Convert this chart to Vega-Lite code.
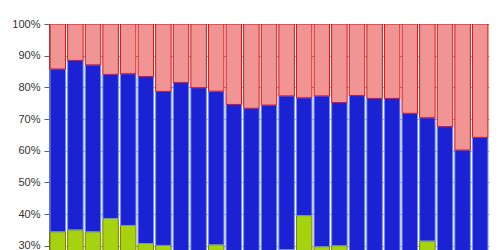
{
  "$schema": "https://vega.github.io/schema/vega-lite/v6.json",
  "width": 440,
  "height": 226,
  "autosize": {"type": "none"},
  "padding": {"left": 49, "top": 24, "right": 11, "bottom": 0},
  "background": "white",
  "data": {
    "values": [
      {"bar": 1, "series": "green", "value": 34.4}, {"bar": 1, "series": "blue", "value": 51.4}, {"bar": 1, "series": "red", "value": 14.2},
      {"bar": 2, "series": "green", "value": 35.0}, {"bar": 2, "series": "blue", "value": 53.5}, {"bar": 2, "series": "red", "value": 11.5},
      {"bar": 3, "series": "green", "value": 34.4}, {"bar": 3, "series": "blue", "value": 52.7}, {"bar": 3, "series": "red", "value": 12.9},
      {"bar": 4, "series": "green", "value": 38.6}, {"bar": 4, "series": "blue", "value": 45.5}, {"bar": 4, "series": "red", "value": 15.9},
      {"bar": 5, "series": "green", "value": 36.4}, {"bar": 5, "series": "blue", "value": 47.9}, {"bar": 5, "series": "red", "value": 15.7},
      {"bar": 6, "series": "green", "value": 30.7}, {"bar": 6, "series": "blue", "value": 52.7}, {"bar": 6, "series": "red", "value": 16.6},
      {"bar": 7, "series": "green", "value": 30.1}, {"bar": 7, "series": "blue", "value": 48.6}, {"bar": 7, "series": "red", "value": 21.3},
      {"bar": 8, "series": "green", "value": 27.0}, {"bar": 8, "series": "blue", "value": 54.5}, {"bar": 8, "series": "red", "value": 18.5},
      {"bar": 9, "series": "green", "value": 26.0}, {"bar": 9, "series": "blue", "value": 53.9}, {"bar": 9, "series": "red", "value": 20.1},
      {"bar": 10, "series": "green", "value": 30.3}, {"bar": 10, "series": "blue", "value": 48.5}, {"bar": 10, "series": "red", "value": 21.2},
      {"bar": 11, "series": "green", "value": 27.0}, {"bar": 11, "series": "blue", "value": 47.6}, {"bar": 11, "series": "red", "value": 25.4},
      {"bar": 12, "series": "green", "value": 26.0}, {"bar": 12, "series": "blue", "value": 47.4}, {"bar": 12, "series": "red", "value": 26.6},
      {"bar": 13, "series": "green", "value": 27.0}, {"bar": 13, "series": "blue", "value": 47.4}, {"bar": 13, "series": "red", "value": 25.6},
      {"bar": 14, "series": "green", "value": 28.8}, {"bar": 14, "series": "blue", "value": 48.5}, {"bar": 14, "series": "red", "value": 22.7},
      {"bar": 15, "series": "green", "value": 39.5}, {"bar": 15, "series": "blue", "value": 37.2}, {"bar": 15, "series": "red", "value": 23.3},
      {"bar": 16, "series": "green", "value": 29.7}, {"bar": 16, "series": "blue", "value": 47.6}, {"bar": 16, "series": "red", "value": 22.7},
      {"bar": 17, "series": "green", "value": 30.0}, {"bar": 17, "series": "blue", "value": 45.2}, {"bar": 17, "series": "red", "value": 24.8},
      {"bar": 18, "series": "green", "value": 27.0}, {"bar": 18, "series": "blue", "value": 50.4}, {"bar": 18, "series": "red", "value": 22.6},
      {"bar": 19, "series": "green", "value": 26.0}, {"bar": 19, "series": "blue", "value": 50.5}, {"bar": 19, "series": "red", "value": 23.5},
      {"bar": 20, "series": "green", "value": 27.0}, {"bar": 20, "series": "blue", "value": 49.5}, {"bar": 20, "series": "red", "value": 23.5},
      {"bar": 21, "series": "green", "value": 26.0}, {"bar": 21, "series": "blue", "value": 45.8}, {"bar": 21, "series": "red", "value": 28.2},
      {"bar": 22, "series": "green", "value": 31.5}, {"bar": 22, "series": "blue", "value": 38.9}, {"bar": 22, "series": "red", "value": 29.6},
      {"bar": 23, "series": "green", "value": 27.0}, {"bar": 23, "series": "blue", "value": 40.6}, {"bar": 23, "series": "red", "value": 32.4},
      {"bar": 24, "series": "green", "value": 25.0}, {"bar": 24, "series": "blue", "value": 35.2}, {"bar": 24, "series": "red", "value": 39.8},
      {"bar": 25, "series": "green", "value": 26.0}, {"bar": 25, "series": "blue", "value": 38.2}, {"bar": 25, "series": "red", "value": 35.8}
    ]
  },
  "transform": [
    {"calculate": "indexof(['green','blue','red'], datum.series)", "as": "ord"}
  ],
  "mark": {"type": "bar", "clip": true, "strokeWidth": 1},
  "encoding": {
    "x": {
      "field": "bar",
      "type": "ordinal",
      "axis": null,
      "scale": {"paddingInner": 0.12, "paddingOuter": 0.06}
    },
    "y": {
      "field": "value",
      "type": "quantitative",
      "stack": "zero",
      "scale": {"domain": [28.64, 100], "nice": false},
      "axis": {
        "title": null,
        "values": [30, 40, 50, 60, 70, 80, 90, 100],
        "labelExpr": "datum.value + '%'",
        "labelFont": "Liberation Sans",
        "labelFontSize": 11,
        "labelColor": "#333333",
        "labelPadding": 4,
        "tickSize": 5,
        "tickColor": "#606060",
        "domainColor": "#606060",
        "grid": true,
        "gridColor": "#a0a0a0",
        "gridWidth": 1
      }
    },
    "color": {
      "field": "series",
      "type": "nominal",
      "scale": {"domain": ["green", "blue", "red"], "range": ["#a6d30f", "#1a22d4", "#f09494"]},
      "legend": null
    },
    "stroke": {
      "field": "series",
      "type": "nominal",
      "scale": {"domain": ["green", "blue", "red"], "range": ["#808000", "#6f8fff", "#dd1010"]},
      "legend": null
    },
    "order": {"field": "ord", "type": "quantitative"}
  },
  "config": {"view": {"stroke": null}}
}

WHAT TO WORK ON:
In the copy, include no pictures; restate the listing above exactly.

SOLUTION TO THE EXERCISE:
Convert this chart to Vega-Lite code.
{
  "$schema": "https://vega.github.io/schema/vega-lite/v6.json",
  "width": 440,
  "height": 226,
  "autosize": {"type": "none"},
  "padding": {"left": 49, "top": 24, "right": 11, "bottom": 0},
  "background": "white",
  "data": {
    "values": [
      {"bar": 1, "series": "green", "value": 34.4}, {"bar": 1, "series": "blue", "value": 51.4}, {"bar": 1, "series": "red", "value": 14.2},
      {"bar": 2, "series": "green", "value": 35.0}, {"bar": 2, "series": "blue", "value": 53.5}, {"bar": 2, "series": "red", "value": 11.5},
      {"bar": 3, "series": "green", "value": 34.4}, {"bar": 3, "series": "blue", "value": 52.7}, {"bar": 3, "series": "red", "value": 12.9},
      {"bar": 4, "series": "green", "value": 38.6}, {"bar": 4, "series": "blue", "value": 45.5}, {"bar": 4, "series": "red", "value": 15.9},
      {"bar": 5, "series": "green", "value": 36.4}, {"bar": 5, "series": "blue", "value": 47.9}, {"bar": 5, "series": "red", "value": 15.7},
      {"bar": 6, "series": "green", "value": 30.7}, {"bar": 6, "series": "blue", "value": 52.7}, {"bar": 6, "series": "red", "value": 16.6},
      {"bar": 7, "series": "green", "value": 30.1}, {"bar": 7, "series": "blue", "value": 48.6}, {"bar": 7, "series": "red", "value": 21.3},
      {"bar": 8, "series": "green", "value": 27.0}, {"bar": 8, "series": "blue", "value": 54.5}, {"bar": 8, "series": "red", "value": 18.5},
      {"bar": 9, "series": "green", "value": 26.0}, {"bar": 9, "series": "blue", "value": 53.9}, {"bar": 9, "series": "red", "value": 20.1},
      {"bar": 10, "series": "green", "value": 30.3}, {"bar": 10, "series": "blue", "value": 48.5}, {"bar": 10, "series": "red", "value": 21.2},
      {"bar": 11, "series": "green", "value": 27.0}, {"bar": 11, "series": "blue", "value": 47.6}, {"bar": 11, "series": "red", "value": 25.4},
      {"bar": 12, "series": "green", "value": 26.0}, {"bar": 12, "series": "blue", "value": 47.4}, {"bar": 12, "series": "red", "value": 26.6},
      {"bar": 13, "series": "green", "value": 27.0}, {"bar": 13, "series": "blue", "value": 47.4}, {"bar": 13, "series": "red", "value": 25.6},
      {"bar": 14, "series": "green", "value": 28.8}, {"bar": 14, "series": "blue", "value": 48.5}, {"bar": 14, "series": "red", "value": 22.7},
      {"bar": 15, "series": "green", "value": 39.5}, {"bar": 15, "series": "blue", "value": 37.2}, {"bar": 15, "series": "red", "value": 23.3},
      {"bar": 16, "series": "green", "value": 29.7}, {"bar": 16, "series": "blue", "value": 47.6}, {"bar": 16, "series": "red", "value": 22.7},
      {"bar": 17, "series": "green", "value": 30.0}, {"bar": 17, "series": "blue", "value": 45.2}, {"bar": 17, "series": "red", "value": 24.8},
      {"bar": 18, "series": "green", "value": 27.0}, {"bar": 18, "series": "blue", "value": 50.4}, {"bar": 18, "series": "red", "value": 22.6},
      {"bar": 19, "series": "green", "value": 26.0}, {"bar": 19, "series": "blue", "value": 50.5}, {"bar": 19, "series": "red", "value": 23.5},
      {"bar": 20, "series": "green", "value": 27.0}, {"bar": 20, "series": "blue", "value": 49.5}, {"bar": 20, "series": "red", "value": 23.5},
      {"bar": 21, "series": "green", "value": 26.0}, {"bar": 21, "series": "blue", "value": 45.8}, {"bar": 21, "series": "red", "value": 28.2},
      {"bar": 22, "series": "green", "value": 31.5}, {"bar": 22, "series": "blue", "value": 38.9}, {"bar": 22, "series": "red", "value": 29.6},
      {"bar": 23, "series": "green", "value": 27.0}, {"bar": 23, "series": "blue", "value": 40.6}, {"bar": 23, "series": "red", "value": 32.4},
      {"bar": 24, "series": "green", "value": 25.0}, {"bar": 24, "series": "blue", "value": 35.2}, {"bar": 24, "series": "red", "value": 39.8},
      {"bar": 25, "series": "green", "value": 26.0}, {"bar": 25, "series": "blue", "value": 38.2}, {"bar": 25, "series": "red", "value": 35.8}
    ]
  },
  "transform": [
    {"calculate": "indexof(['green','blue','red'], datum.series)", "as": "ord"}
  ],
  "mark": {"type": "bar", "clip": true, "strokeWidth": 1},
  "encoding": {
    "x": {
      "field": "bar",
      "type": "ordinal",
      "axis": null,
      "scale": {"paddingInner": 0.12, "paddingOuter": 0.06}
    },
    "y": {
      "field": "value",
      "type": "quantitative",
      "stack": "zero",
      "scale": {"domain": [28.64, 100], "nice": false},
      "axis": {
        "title": null,
        "values": [30, 40, 50, 60, 70, 80, 90, 100],
        "labelExpr": "datum.value + '%'",
        "labelFont": "Liberation Sans",
        "labelFontSize": 11,
        "labelColor": "#333333",
        "labelPadding": 4,
        "tickSize": 5,
        "tickColor": "#606060",
        "domainColor": "#606060",
        "grid": true,
        "gridColor": "#a0a0a0",
        "gridWidth": 1
      }
    },
    "color": {
      "field": "series",
      "type": "nominal",
      "scale": {"domain": ["green", "blue", "red"], "range": ["#a6d30f", "#1a22d4", "#f09494"]},
      "legend": null
    },
    "stroke": {
      "field": "series",
      "type": "nominal",
      "scale": {"domain": ["green", "blue", "red"], "range": ["#808000", "#6f8fff", "#dd1010"]},
      "legend": null
    },
    "order": {"field": "ord", "type": "quantitative"}
  },
  "config": {"view": {"stroke": null}}
}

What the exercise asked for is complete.